Does Putting Rock Salt Down A Drain Stop Root And Plant Growth?

Rock salt has been known to kill tree roots and plants but using a liquid crystalline slurry of rock salt in sewer pipes will typically flow right past the roots without killing them – many times never even contacting the tree roots since most root intrusion occurs from the top of the pipe (not the bottom of the pipe). In addition, rock salt in crystalline form is likely to make your blockage problem worse as the salt crystals can magnify the root blockage causing more damage to your drainpipe than good.

A quick short-term fix for pipeline or drain blockage from roots could be mechanical root cutting or hydro jetting, however cutting or jetting the roots is typically a short-term solution to restore flow caused by root intrusion. Cutting the roots in a pipe is like pruning or trimming a tree; cutting the roots can actually stimulate new root growth creating new fine, hair like root growth that will concentrate in a local area in your pipe. This hair like root ball will eventually clog your pipe if not treated properly.

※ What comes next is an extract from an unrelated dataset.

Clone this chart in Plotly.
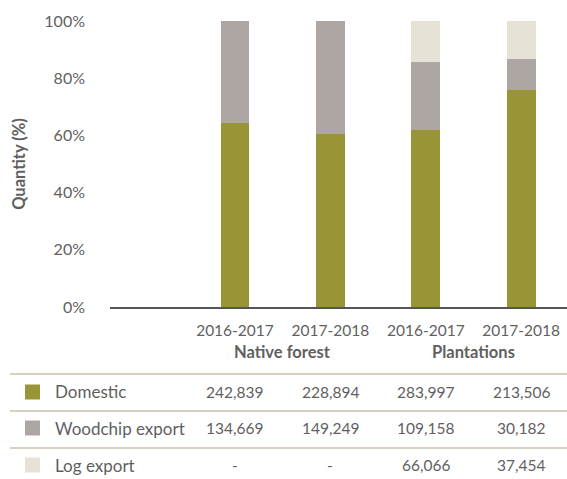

If your lines are completely blocked or if this is the first time treating your drain lines for roots, mechanical cutting is a good first step to remove the root mass and restore good drainage right away. However, mechanical cutting should be followed by a treatment of RootX foaming root killer to keep the problem from coming back within a few months.

Treating pipes with RootX after a mechanical cutting not only kills all the remaining roots on contact, but it also leaves a thin layer of the root killing dichlobenil in the drainpipes to help prevent roots from regrowing. It’s important to apply RootX within the first hour after mechanically cutting or jetting the tree roots or wait six to eight weeks. Roots release a resin (think of it like a protective callus) to cover the newly the cut ends of the roots and protect them against further injury. If you apply RootX immediately after cutting, RootX can penetrate the root ends before the callused root coating is complete. After six to eight weeks, the traumatic resin will have dissipated, leaving the actively growing roots vulnerable again.